Unlike dealers and other casino workers, a pit boss is prohibited from accepting tips or gifts worth over $25, so she receives a salary. Salaries in Las Vegas vary, depending on the size of the casino and the amount of experience the pit boss brings to the table. The federal Bureau of Labor Statistics (BLS) classifies pit bosses in a broad category entitled "Gaming Supervisors," who earn a mean annual salary of $49,270 as of May, 2010.
David McKee of "Las Vegas CityLife" magazine claimed in a 2006 article that pit bosses at one of Las Vegas' larger casinos, the Wynn, make $60,000 a year. Supplemented with their share of the dealers' tip pool, the salary can rise to $90,000 a year. The union to which the dealers belong opposes the sharing of tips with pit bosses, claiming the practice violates state labor laws. The labor commissioner decided in Wynn's favor but appeals are ongoing as of the time of publication.
The University of Nevada, Las Vegas (UNLV) offers a variety of courses to prepare students to enter the hospitality and gaming industries, including classes in management. Most of all, a pit boss must know the games she supervises and generally works her way up from dealing those same games. In Las Vegas, some schools teach a prospective dealer how to play and deal all of the various card games offered in the city. After several years of dealing, she may move up to the job of floor supervisor, shift manager or even directly to the position of pit boss.

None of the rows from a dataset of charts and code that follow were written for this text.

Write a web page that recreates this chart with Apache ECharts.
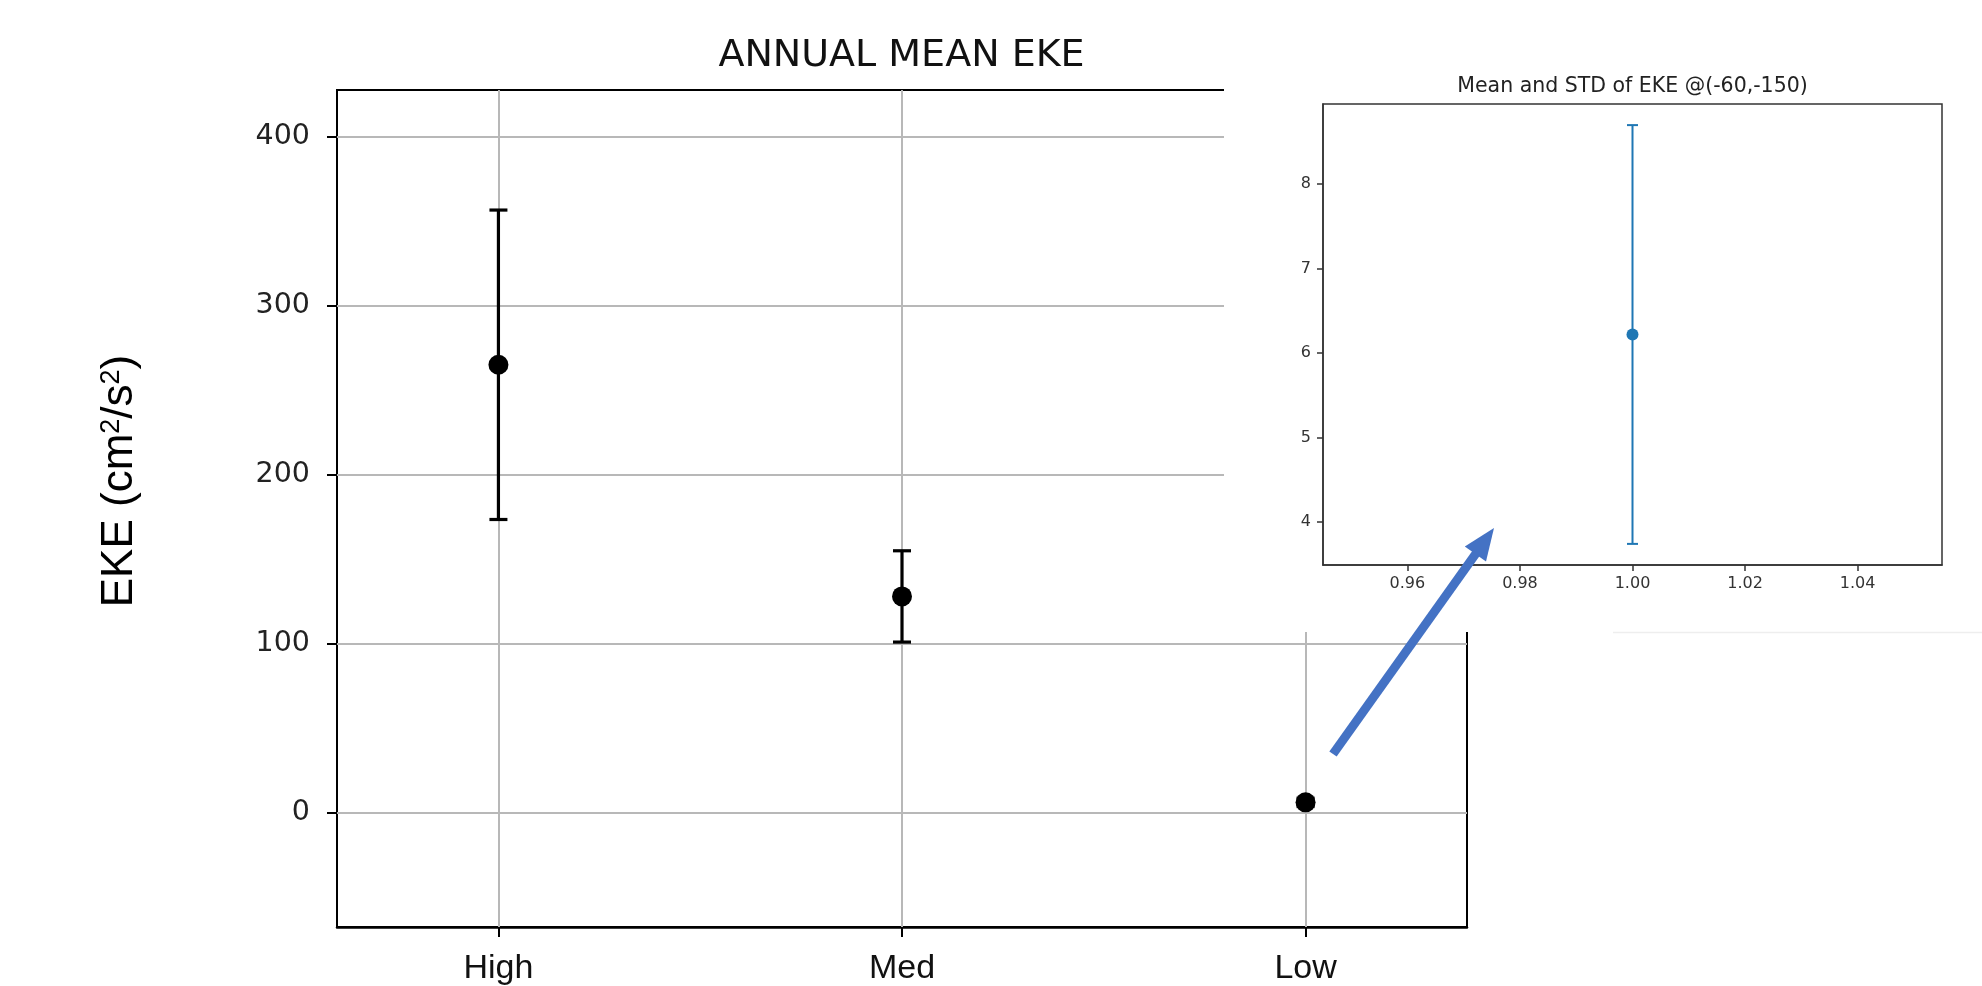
<!DOCTYPE html>
<html>
<head>
<meta charset="utf-8">
<script src="https://cdn.jsdelivr.net/npm/echarts@6/dist/echarts.min.js"></script>
<style>
  html, body { margin: 0; padding: 0; background: #fff; width: 1982px; height: 986px; overflow: hidden; }
  #chart { width: 1982px; height: 986px; }
</style>
</head>
<body>
<div id="chart"></div>
<script>
// Annual mean eddy kinetic energy per region class (cm^2/s^2)
const categories = ['High', 'Med', 'Low'];
const meanEKE = [265, 128, 6.22];
const stdEKE = [91.5, 27, 2.48];
const mainYTicks = [0, 100, 200, 300, 400];

// Close-up panel for the low-EKE site at (-60,-150)
const insetIndex = 2;
const insetX = [1.0];
const insetXTicks = [0.96, 0.98, 1.00, 1.02, 1.04];
const insetYTicks = [4, 5, 6, 7, 8];

const chart = echarts.init(document.getElementById('chart'), null, { renderer: 'canvas', width: 1982, height: 986 });

// vertical bar with caps from api-mapped coordinates
function errorBar(color, lineWidth, capHalf) {
  return function (params, api) {
    const x = api.value(0);
    const lo = api.coord([x, api.value(1)]);
    const hi = api.coord([x, api.value(2)]);
    const style = { stroke: color, lineWidth: lineWidth, fill: null };
    return {
      type: 'group',
      children: [
        { type: 'line', shape: { x1: lo[0], y1: lo[1], x2: hi[0], y2: hi[1] }, style: style },
        { type: 'line', shape: { x1: lo[0] - capHalf, y1: lo[1], x2: lo[0] + capHalf, y2: lo[1] }, style: style },
        { type: 'line', shape: { x1: hi[0] - capHalf, y1: hi[1], x2: hi[0] + capHalf, y2: hi[1] }, style: style }
      ]
    };
  };
}

const mainBars = categories.map((c, i) => [i, meanEKE[i] - stdEKE[i], meanEKE[i] + stdEKE[i]]);
const mainPoints = categories.map((c, i) => [i, meanEKE[i]]);
const insetBars = insetX.map(x => [x, meanEKE[insetIndex] - stdEKE[insetIndex], meanEKE[insetIndex] + stdEKE[insetIndex]]);
const insetPoints = insetX.map(x => [x, meanEKE[insetIndex]]);

// grid lines of the main panel: one per y tick and one per category
const gridLines = mainYTicks.map(v => ({ yAxis: v })).concat(categories.map((c, i) => ({ xAxis: i })));

const gridGray = '#b8b8b8';
const insetInk = '#333333';
const blue = '#1f77b4';
const arrowBlue = '#4472c4';

const option = {
  animation: false,
  backgroundColor: '#ffffff',
  title: [
    {
      text: 'ANNUAL MEAN EKE',
      left: 901.5, top: 56, padding: 0,
      textAlign: 'center', textVerticalAlign: 'middle',
      textStyle: { fontFamily: 'DejaVu Sans', fontSize: 38, fontWeight: 'normal', color: '#111' }
    },
    {
      text: 'Mean and STD of EKE @(-60,-150)',
      left: 1632.5, top: 87, padding: 0, zlevel: 2,
      textAlign: 'center', textVerticalAlign: 'middle',
      textStyle: { fontFamily: 'DejaVu Sans', fontSize: 20.5, fontWeight: 'normal', color: '#222' }
    }
  ],
  grid: [
    { left: 337, top: 90, width: 1130, height: 843, show: true, borderColor: '#000', borderWidth: 2, backgroundColor: 'transparent', containLabel: false },
    { left: 1323, top: 104, width: 619, height: 461, show: true, borderColor: insetInk, borderWidth: 1.5, backgroundColor: 'transparent', containLabel: false, zlevel: 2 }
  ],
  xAxis: [
    {
      gridIndex: 0, type: 'value', min: -0.4, max: 2.4,
      axisLine: { show: true, onZero: false, lineStyle: { color: '#000', width: 2.5 } },
      axisTick: { show: true, length: 10, customValues: [0, 1, 2], lineStyle: { color: '#000', width: 2 } },
      axisLabel: {
        customValues: [0, 1, 2],
        formatter: v => categories[Math.round(v)],
        fontFamily: 'Liberation Sans', fontSize: 34, color: '#111', margin: 25
      },
      splitLine: { show: false }
    },
    {
      gridIndex: 1, type: 'value', min: 0.945, max: 1.055, zlevel: 2,
      axisLine: { show: true, onZero: false, lineStyle: { color: insetInk, width: 1.5 } },
      axisTick: { show: true, length: 6, customValues: insetXTicks, lineStyle: { color: insetInk, width: 1.5 } },
      axisLabel: {
        customValues: insetXTicks,
        formatter: v => v.toFixed(2),
        fontFamily: 'DejaVu Sans', fontSize: 16, color: insetInk, margin: 11
      },
      splitLine: { show: false }
    }
  ],
  yAxis: [
    {
      gridIndex: 0, type: 'value', min: -67.5, max: 427.5,
      axisLine: { show: true, onZero: false, lineStyle: { color: '#000', width: 2 } },
      axisTick: { show: true, length: 10, customValues: mainYTicks, lineStyle: { color: '#000', width: 2 } },
      axisLabel: { customValues: mainYTicks, fontFamily: 'DejaVu Sans', fontSize: 28.5, color: '#222', margin: 27 },
      splitLine: { show: false }
    },
    {
      gridIndex: 1, type: 'value', min: 3.49, max: 8.95, zlevel: 2,
      axisLine: { show: true, onZero: false, lineStyle: { color: insetInk, width: 1.5 } },
      axisTick: { show: true, length: 6, customValues: insetYTicks, lineStyle: { color: insetInk, width: 1.5 } },
      axisLabel: { customValues: insetYTicks, fontFamily: 'DejaVu Sans', fontSize: 16, color: insetInk, margin: 12 },
      splitLine: { show: false }
    }
  ],
  series: [
    {
      type: 'custom', xAxisIndex: 0, yAxisIndex: 0, z: 3,
      renderItem: errorBar('#000', 3.2, 9),
      encode: { x: 0, y: [1, 2] },
      data: mainBars
    },
    {
      type: 'scatter', xAxisIndex: 0, yAxisIndex: 0, z: 4,
      symbol: 'circle', symbolSize: 20,
      itemStyle: { color: '#000', opacity: 1 },
      data: mainPoints,
      markLine: {
        silent: true, z: 1, symbol: 'none',
        label: { show: false },
        lineStyle: { color: gridGray, width: 2, type: 'solid' },
        emphasis: { disabled: true },
        data: gridLines
      }
    },
    {
      type: 'custom', xAxisIndex: 1, yAxisIndex: 1, zlevel: 2, z: 3,
      renderItem: errorBar(blue, 2, 5.5),
      encode: { x: 0, y: [1, 2] },
      data: insetBars
    },
    {
      type: 'scatter', xAxisIndex: 1, yAxisIndex: 1, zlevel: 2, z: 4,
      symbol: 'circle', symbolSize: 12,
      itemStyle: { color: blue, opacity: 1 },
      data: insetPoints
    }
  ],
  graphic: [
    {
      type: 'text', x: 120, y: 481, rotation: Math.PI / 2,
      style: {
        text: 'EKE (cm{s|2}/s{s|2})',
        fontFamily: 'Liberation Sans', fontSize: 44, fill: '#000',
        align: 'center', verticalAlign: 'middle',
        rich: { s: { fontFamily: 'Liberation Sans', fontSize: 27, fill: '#000', verticalAlign: 'top' } }
      }
    },
    {
      // panel backdrop for the close-up
      type: 'rect', zlevel: 1,
      shape: { x: 1224, y: 0, width: 758, height: 632 },
      style: { fill: '#fff' }
    },
    {
      type: 'line', zlevel: 1,
      shape: { x1: 1613, y1: 632.5, x2: 1982, y2: 632.5 },
      style: { stroke: '#eeeeee', lineWidth: 1.5 }
    },
    {
      // pointer from the Low point to the close-up: shaft
      type: 'line', zlevel: 3,
      shape: { x1: 1333, y1: 754, x2: 1477, y2: 552 },
      style: { stroke: arrowBlue, lineWidth: 9, lineCap: 'butt' }
    },
    {
      // pointer head
      type: 'polygon', zlevel: 3,
      shape: { points: [[1494, 528], [1486, 561.5], [1464.8, 546.5]] },
      style: { fill: arrowBlue }
    }
  ]
};

chart.setOption(option);
</script>
</body>
</html>
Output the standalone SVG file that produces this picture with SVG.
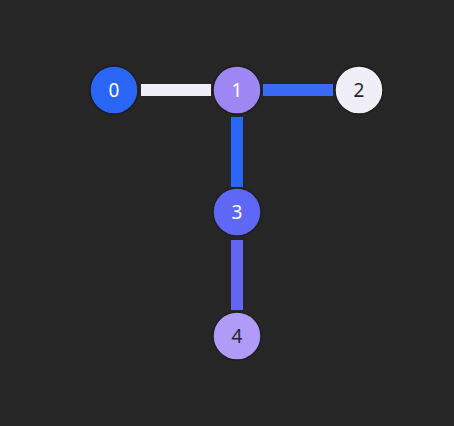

The pit boss in a Las Vegas casino has a variety of duties. She is, first and foremost, a supervisor of the various employees in her pit. These include floor supervisors, hosts and dealers. Often you see the pit boss standing in the middle of the pit or circulating around the various tables. When there is a dispute at a table, it is the pit boss who explains the rules and deals with the patron. The pit boss tracks players that request such a service in order to provide "perks," such as free hotel rooms, dinners and other items, based on the amount of money and time the patron spends at the table. Depending upon the casino, the pit boss may train and schedule dealers and other floor personnel.
An aptitude in mathematics is an important skill for a pit boss. According to Bob Hannum of the University of Denver, author of a casino math guide for the UNLV Gaming Studies Research Center, "nothing plays a more important role than mathematics" in the casino environment. The successful pit boss possesses personal characteristics such as tact and self-control and the ability to maintain composure under difficult circumstances. She has integrity, conflict-resolution skills, is schooled in alcohol awareness issues and even psychology.